━━━━━ Provided records ━━━━━

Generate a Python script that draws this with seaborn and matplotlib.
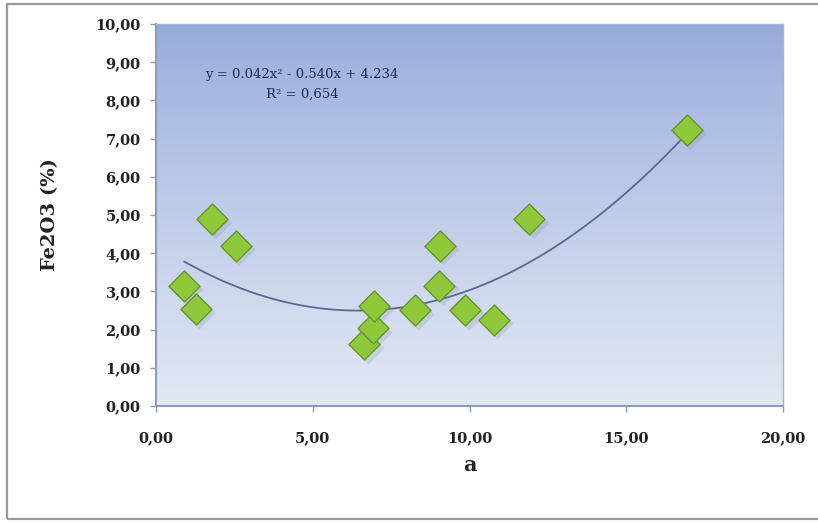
import numpy as np
import pandas as pd
import matplotlib
matplotlib.use("Agg")
import matplotlib.pyplot as plt
from matplotlib.patches import Rectangle
from matplotlib.ticker import FuncFormatter, MultipleLocator
import seaborn as sns

# Sample measurements
a_values = [0.90, 1.27, 1.78, 2.55, 6.65, 6.93, 6.95, 8.26, 9.04, 9.06, 9.87, 10.78, 11.91, 16.93]
fe2o3_values = [3.15, 2.54, 4.90, 4.20, 1.62, 2.04, 2.62, 2.52, 3.15, 4.20, 2.52, 2.26, 4.90, 7.22]

# Quadratic trend line coefficients (x², x, constant) and fit quality
trend_coefs = [0.042, -0.540, 4.234]
r_squared = 0.654

sns.set_theme(style="white")
plt.rcParams["font.family"] = ["DejaVu Serif"]

fig = plt.figure(figsize=(8.18, 5.22), dpi=100)
fig.patch.set_facecolor("white")

# Chart-area frame
fig.add_artist(Rectangle((7 / 818, 3 / 522), 815 / 818, 515 / 522,
                         transform=fig.transFigure, fill=False,
                         edgecolor="#9a9a9a", linewidth=1.6))

ax = fig.add_axes([156 / 818, 116 / 522, 627 / 818, 382 / 522])

# Vertical gradient in the plot area (row 0 = top)
grad = np.linspace(0, 1, 256).reshape(-1, 1)
top = np.array([0x96, 0xab, 0xdc]) / 255
bottom = np.array([0xe2, 0xe8, 0xf4]) / 255
img = top + (bottom - top) * grad[..., None] ** 0.85
img = img.reshape(256, 1, 3)
ax.imshow(img, extent=[0, 20, 0, 10], origin="upper", aspect="auto",
          zorder=0, interpolation="bicubic")
ax.set_xlim(0, 20)
ax.set_ylim(0, 10)

df = pd.DataFrame({"a": a_values, "Fe2O3": fe2o3_values})

# Trend curve over the range of the data
xs = np.linspace(min(a_values), max(a_values), 200)
ys = np.polyval(trend_coefs, xs)
sns.lineplot(x=xs, y=ys, ax=ax, color="#5a6a8c", linewidth=1.3, zorder=3)

# Soft shadow under markers
ax.scatter(np.array(a_values) + 0.10, np.array(fe2o3_values) - 0.10, marker="D",
           s=270, color="#7d8fa8", alpha=0.22, linewidths=0, zorder=3.5)
sns.scatterplot(data=df, x="a", y="Fe2O3", ax=ax, marker="D", s=250,
                color="#90c83c", edgecolor="#66962a", linewidth=1.0, zorder=4)

ax.xaxis.set_major_locator(MultipleLocator(5))
ax.yaxis.set_major_locator(MultipleLocator(1))
fmt = FuncFormatter(lambda v, p: f"{v:.2f}".replace(".", ","))
ax.xaxis.set_major_formatter(fmt)
ax.yaxis.set_major_formatter(fmt)
ax.tick_params(axis="both", which="major", direction="out", length=4,
               color="#8a9ab8", width=1, labelsize=10.5, pad=7,
               bottom=True, left=True)
ax.tick_params(axis="x", pad=14)
for lab in ax.get_xticklabels() + ax.get_yticklabels():
    lab.set_fontweight("bold")
    lab.set_color("#222222")

for side in ["left", "bottom"]:
    ax.spines[side].set_color("#8d9cb8")
    ax.spines[side].set_linewidth(1.5)
for side in ["top", "right"]:
    ax.spines[side].set_color("#a5b4d0")
    ax.spines[side].set_linewidth(1.0)

ax.set_xlabel("a", fontsize=15, fontweight="bold", labelpad=7, color="#222222")
ax.set_ylabel("Fe2O3 (%)", fontsize=14, fontweight="bold", labelpad=26, color="#222222")

eq_text = "y = 0.042x² - 0.540x + 4.234\nR² = 0,654"
ax.text(4.66, 8.42, eq_text, ha="center", va="center", fontsize=9.5,
        color="#1f2a50", linespacing=1.75, zorder=5)

fig.savefig("out.png", dpi=100)
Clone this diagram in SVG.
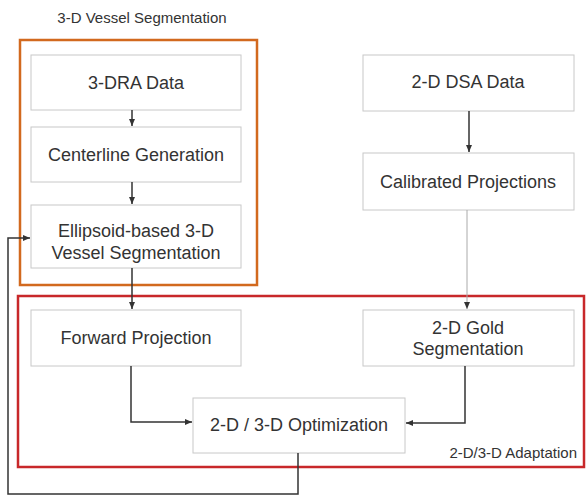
<svg xmlns="http://www.w3.org/2000/svg" width="586" height="497" viewBox="0 0 586 497">
<style>
.box{fill:#fff;stroke:#c8c8c8;stroke-width:1}
.t{font-family:"Liberation Sans",Arial,sans-serif;font-size:18px;fill:#333;text-anchor:middle}
.lbl{font-family:"Liberation Sans",Arial,sans-serif;font-size:15px;fill:#333}
.c{fill:none;stroke:#333;stroke-width:1.5}
</style>
<defs>
<marker id="ah" markerWidth="8" markerHeight="8" refX="7" refY="4" orient="auto" markerUnits="userSpaceOnUse">
<path d="M0,1 L7,4 L0,7 Z" fill="#333"/>
</marker>
</defs>
<rect width="586" height="497" fill="#fff"/>
<g id="group-3d">
<rect x="20" y="40" width="237" height="245" fill="none" stroke="#d2691e" stroke-width="2.5"/>
<text class="lbl" x="142" y="23" text-anchor="middle">3-D Vessel Segmentation</text>
</g>
<g id="group-adapt">
<rect x="18" y="296" width="566" height="171" fill="none" stroke="#c8282a" stroke-width="2.5"/>
<text class="lbl" x="577" y="458" text-anchor="end">2-D/3-D Adaptation</text>
</g>
<g id="n-3dra"><rect class="box" x="31" y="55" width="210" height="55"/><text class="t" x="136" y="89">3-DRA Data</text></g>
<g id="n-center"><rect class="box" x="31" y="127" width="210" height="55"/><text class="t" x="136" y="161">Centerline Generation</text></g>
<g id="n-ellip"><rect class="box" x="31" y="205" width="210" height="63"/><text class="t" x="136" y="237">Ellipsoid-based 3-D</text><text class="t" x="136" y="259">Vessel Segmentation</text></g>
<g id="n-dsa"><rect class="box" x="363" y="55" width="211" height="56"/><text class="t" x="468" y="88">2-D DSA Data</text></g>
<g id="n-calib"><rect class="box" x="363" y="153" width="211" height="57"/><text class="t" x="468" y="188">Calibrated Projections</text></g>
<g id="n-fwd"><rect class="box" x="31" y="310" width="210" height="56"/><text class="t" x="136" y="344">Forward Projection</text></g>
<g id="n-gold"><rect class="box" x="363" y="310" width="211" height="56"/><text class="t" x="468" y="334">2-D Gold</text><text class="t" x="468" y="355">Segmentation</text></g>
<g id="n-opt"><rect class="box" x="193" y="398" width="212" height="55"/><text class="t" x="299" y="431">2-D / 3-D Optimization</text></g>
<g id="connectors">
<line class="c" x1="132" y1="110" x2="132" y2="126" marker-end="url(#ah)" stroke-width="1.2"/>
<line class="c" x1="132" y1="182" x2="132" y2="204" marker-end="url(#ah)"/>
<line class="c" x1="132" y1="268" x2="132" y2="309" marker-end="url(#ah)"/>
<line class="c" x1="469" y1="111" x2="469" y2="152" marker-end="url(#ah)" stroke-width="2"/>
<line x1="467" y1="210" x2="467" y2="309" stroke="#aaa" stroke-width="1" marker-end="url(#ah)"/>
<polyline class="c" points="131,366 131,422 192,422" marker-end="url(#ah)"/>
<polyline class="c" points="465,366 465,423 406,423" marker-end="url(#ah)"/>
<polyline class="c" points="298,453 298,494 8,494 8,238 30,238" marker-end="url(#ah)" stroke="#222" stroke-width="2"/>
</g>
</svg>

━━━━━

> Work required
Extract the full listing above verbatim; pictures are to be left out of the copy.

> Solution
Generate a Python script that draws this with seaborn and matplotlib.
import numpy as np
import pandas as pd
import matplotlib
matplotlib.use("Agg")
import matplotlib.pyplot as plt
from matplotlib.patches import Rectangle
from matplotlib.ticker import FuncFormatter, MultipleLocator
import seaborn as sns

# Sample measurements
a_values = [0.90, 1.27, 1.78, 2.55, 6.65, 6.93, 6.95, 8.26, 9.04, 9.06, 9.87, 10.78, 11.91, 16.93]
fe2o3_values = [3.15, 2.54, 4.90, 4.20, 1.62, 2.04, 2.62, 2.52, 3.15, 4.20, 2.52, 2.26, 4.90, 7.22]

# Quadratic trend line coefficients (x², x, constant) and fit quality
trend_coefs = [0.042, -0.540, 4.234]
r_squared = 0.654

sns.set_theme(style="white")
plt.rcParams["font.family"] = ["DejaVu Serif"]

fig = plt.figure(figsize=(8.18, 5.22), dpi=100)
fig.patch.set_facecolor("white")

# Chart-area frame
fig.add_artist(Rectangle((7 / 818, 3 / 522), 815 / 818, 515 / 522,
                         transform=fig.transFigure, fill=False,
                         edgecolor="#9a9a9a", linewidth=1.6))

ax = fig.add_axes([156 / 818, 116 / 522, 627 / 818, 382 / 522])

# Vertical gradient in the plot area (row 0 = top)
grad = np.linspace(0, 1, 256).reshape(-1, 1)
top = np.array([0x96, 0xab, 0xdc]) / 255
bottom = np.array([0xe2, 0xe8, 0xf4]) / 255
img = top + (bottom - top) * grad[..., None] ** 0.85
img = img.reshape(256, 1, 3)
ax.imshow(img, extent=[0, 20, 0, 10], origin="upper", aspect="auto",
          zorder=0, interpolation="bicubic")
ax.set_xlim(0, 20)
ax.set_ylim(0, 10)

df = pd.DataFrame({"a": a_values, "Fe2O3": fe2o3_values})

# Trend curve over the range of the data
xs = np.linspace(min(a_values), max(a_values), 200)
ys = np.polyval(trend_coefs, xs)
sns.lineplot(x=xs, y=ys, ax=ax, color="#5a6a8c", linewidth=1.3, zorder=3)

# Soft shadow under markers
ax.scatter(np.array(a_values) + 0.10, np.array(fe2o3_values) - 0.10, marker="D",
           s=270, color="#7d8fa8", alpha=0.22, linewidths=0, zorder=3.5)
sns.scatterplot(data=df, x="a", y="Fe2O3", ax=ax, marker="D", s=250,
                color="#90c83c", edgecolor="#66962a", linewidth=1.0, zorder=4)

ax.xaxis.set_major_locator(MultipleLocator(5))
ax.yaxis.set_major_locator(MultipleLocator(1))
fmt = FuncFormatter(lambda v, p: f"{v:.2f}".replace(".", ","))
ax.xaxis.set_major_formatter(fmt)
ax.yaxis.set_major_formatter(fmt)
ax.tick_params(axis="both", which="major", direction="out", length=4,
               color="#8a9ab8", width=1, labelsize=10.5, pad=7,
               bottom=True, left=True)
ax.tick_params(axis="x", pad=14)
for lab in ax.get_xticklabels() + ax.get_yticklabels():
    lab.set_fontweight("bold")
    lab.set_color("#222222")

for side in ["left", "bottom"]:
    ax.spines[side].set_color("#8d9cb8")
    ax.spines[side].set_linewidth(1.5)
for side in ["top", "right"]:
    ax.spines[side].set_color("#a5b4d0")
    ax.spines[side].set_linewidth(1.0)

ax.set_xlabel("a", fontsize=15, fontweight="bold", labelpad=7, color="#222222")
ax.set_ylabel("Fe2O3 (%)", fontsize=14, fontweight="bold", labelpad=26, color="#222222")

eq_text = "y = 0.042x² - 0.540x + 4.234\nR² = 0,654"
ax.text(4.66, 8.42, eq_text, ha="center", va="center", fontsize=9.5,
        color="#1f2a50", linespacing=1.75, zorder=5)

fig.savefig("out.png", dpi=100)
Clone this diagram in SVG.
<svg xmlns="http://www.w3.org/2000/svg" width="586" height="497" viewBox="0 0 586 497">
<style>
.box{fill:#fff;stroke:#c8c8c8;stroke-width:1}
.t{font-family:"Liberation Sans",Arial,sans-serif;font-size:18px;fill:#333;text-anchor:middle}
.lbl{font-family:"Liberation Sans",Arial,sans-serif;font-size:15px;fill:#333}
.c{fill:none;stroke:#333;stroke-width:1.5}
</style>
<defs>
<marker id="ah" markerWidth="8" markerHeight="8" refX="7" refY="4" orient="auto" markerUnits="userSpaceOnUse">
<path d="M0,1 L7,4 L0,7 Z" fill="#333"/>
</marker>
</defs>
<rect width="586" height="497" fill="#fff"/>
<g id="group-3d">
<rect x="20" y="40" width="237" height="245" fill="none" stroke="#d2691e" stroke-width="2.5"/>
<text class="lbl" x="142" y="23" text-anchor="middle">3-D Vessel Segmentation</text>
</g>
<g id="group-adapt">
<rect x="18" y="296" width="566" height="171" fill="none" stroke="#c8282a" stroke-width="2.5"/>
<text class="lbl" x="577" y="458" text-anchor="end">2-D/3-D Adaptation</text>
</g>
<g id="n-3dra"><rect class="box" x="31" y="55" width="210" height="55"/><text class="t" x="136" y="89">3-DRA Data</text></g>
<g id="n-center"><rect class="box" x="31" y="127" width="210" height="55"/><text class="t" x="136" y="161">Centerline Generation</text></g>
<g id="n-ellip"><rect class="box" x="31" y="205" width="210" height="63"/><text class="t" x="136" y="237">Ellipsoid-based 3-D</text><text class="t" x="136" y="259">Vessel Segmentation</text></g>
<g id="n-dsa"><rect class="box" x="363" y="55" width="211" height="56"/><text class="t" x="468" y="88">2-D DSA Data</text></g>
<g id="n-calib"><rect class="box" x="363" y="153" width="211" height="57"/><text class="t" x="468" y="188">Calibrated Projections</text></g>
<g id="n-fwd"><rect class="box" x="31" y="310" width="210" height="56"/><text class="t" x="136" y="344">Forward Projection</text></g>
<g id="n-gold"><rect class="box" x="363" y="310" width="211" height="56"/><text class="t" x="468" y="334">2-D Gold</text><text class="t" x="468" y="355">Segmentation</text></g>
<g id="n-opt"><rect class="box" x="193" y="398" width="212" height="55"/><text class="t" x="299" y="431">2-D / 3-D Optimization</text></g>
<g id="connectors">
<line class="c" x1="132" y1="110" x2="132" y2="126" marker-end="url(#ah)" stroke-width="1.2"/>
<line class="c" x1="132" y1="182" x2="132" y2="204" marker-end="url(#ah)"/>
<line class="c" x1="132" y1="268" x2="132" y2="309" marker-end="url(#ah)"/>
<line class="c" x1="469" y1="111" x2="469" y2="152" marker-end="url(#ah)" stroke-width="2"/>
<line x1="467" y1="210" x2="467" y2="309" stroke="#aaa" stroke-width="1" marker-end="url(#ah)"/>
<polyline class="c" points="131,366 131,422 192,422" marker-end="url(#ah)"/>
<polyline class="c" points="465,366 465,423 406,423" marker-end="url(#ah)"/>
<polyline class="c" points="298,453 298,494 8,494 8,238 30,238" marker-end="url(#ah)" stroke="#222" stroke-width="2"/>
</g>
</svg>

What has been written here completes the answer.